According to the Voice of America News, intelligence agencies have warned about “dramatic” increases in space-related operations by both China and Russia since 2019. Further information about the two massive nations indicates they have increased their in-orbit assets by around 70% in the last three years. 

“Russia and China, our primary strategic competitors, are taking steps to undercut the United States and our allies in the space domain,” DIA Defense Intelligence Officer for Space and Counterspace John Huth told reporters at the Pentagon on Tuesday during the release of the agency’s unclassified “Challenges in Security in Space Report — 2022.” 

This is the second report, with the first being released in 2019 under the Trump administration. The new report “provides an updated, unclassified overview of the threats to U.S. space capabilities, particularly from China and Russia, as those threats continue to expand.”

“Space is being increasingly militarized,” the latest report says, as “China’s and Russia’s counterspace developments continue to mature … and orbital congestion has increased.” 

These changes come on the heels of the relatively new implementation of the American Space Force which has caused increased military attention to be turned toward space and its potential as a national resource. 

The release notes that the space-based capabilities are necessary “for many day-to-day aspects of the American way of life,” and that “competitor nations have capabilities to deny others the use of space assets.”

According to the report, China and Russia view space as a “requirement for winning modern wars,” according to Huth who said that both nations appear to be attempting to develop a way of exploiting the perceived U.S. reliance on space-based systems. 

Huth was questioned by VOA about whether China or Russia was the more dominant competitor and he said he would not “take his eye off either one.”
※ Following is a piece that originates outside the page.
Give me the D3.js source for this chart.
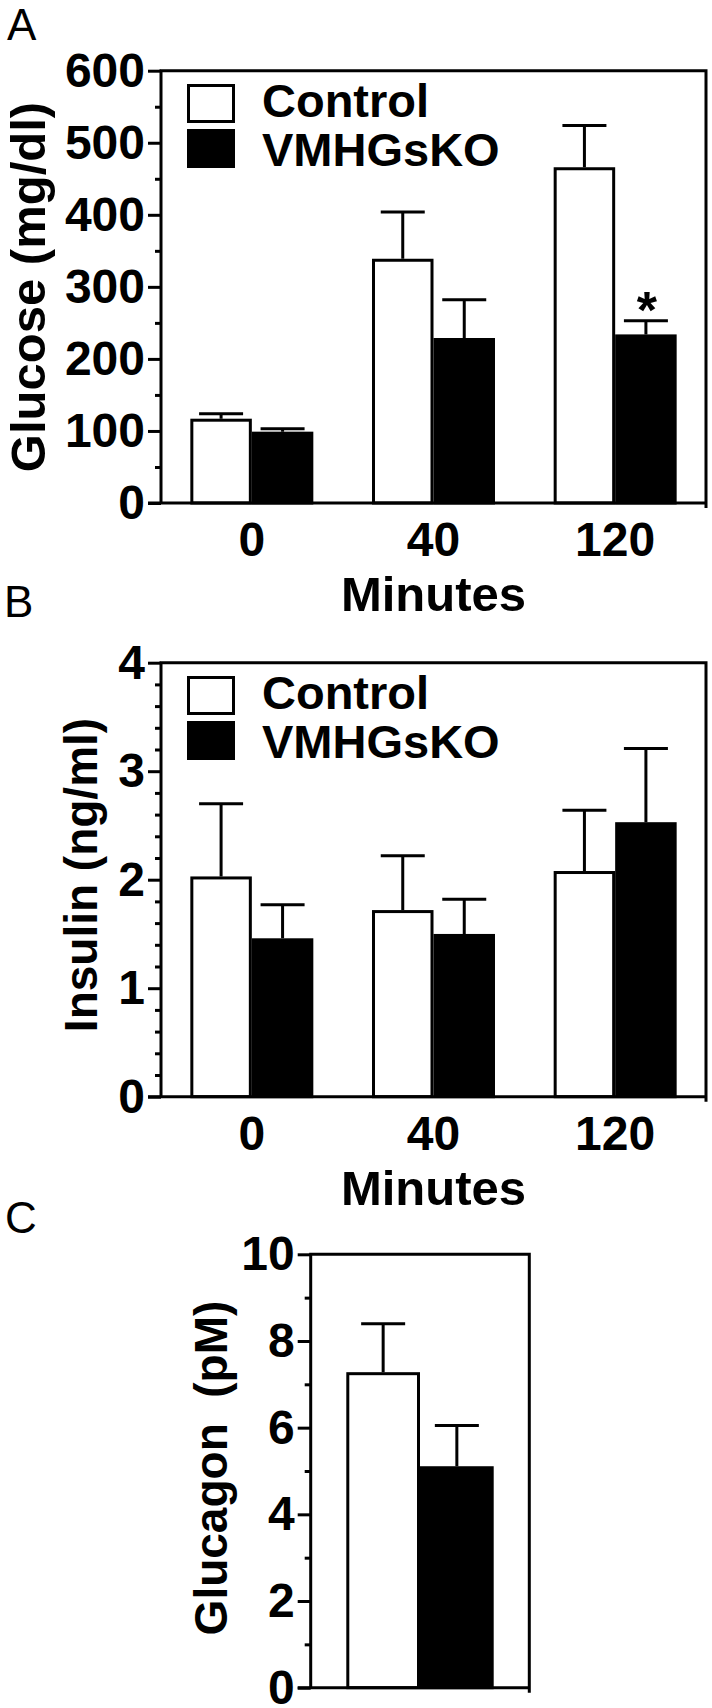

China called the space industry “a critical element of the overall national strategy, and China upholds the principle of exploration and utilization of outer space for peaceful purposes,” in a white paper published by Beijing’s State Council Information Office in January. The report went on to say that China’s space program is “to explore outer space to expand humanity’s understanding of the earth and the cosmos; to facilitate global consensus on our shared responsibility in utilizing outer space for peaceful purposes and safeguarding its security for the benefit of all humanity.” 

DIA Senior Defense Intelligence Analyst for Space and Counterspace Kevin Ryder also added that there are great economic advantages of increased space capabilities. 

“Russia is more streamlined due to other modern military modernization efforts for the country,” Ryder commented. 

Russia has also reportedly discussed partnering with China, the EU, and the U.S. to achieve its lunar goals, and with Russia for potentially exploring Mars, which Ryder considers to be a national security concern.

Both nations seek to broaden their space exploration initiatives together and individually, with plans to explore the moon and Mars during the next 30 years. And if successful, these efforts will likely lead to attempts by Beijing and Moscow to exploit the moon’s natural resources.

Russian President Vladimir Putin announced on Tuesday that Russia will launch a lunar probe later this year and deepen cooperation with Belarus on space infrastructure and technology according to Reuters.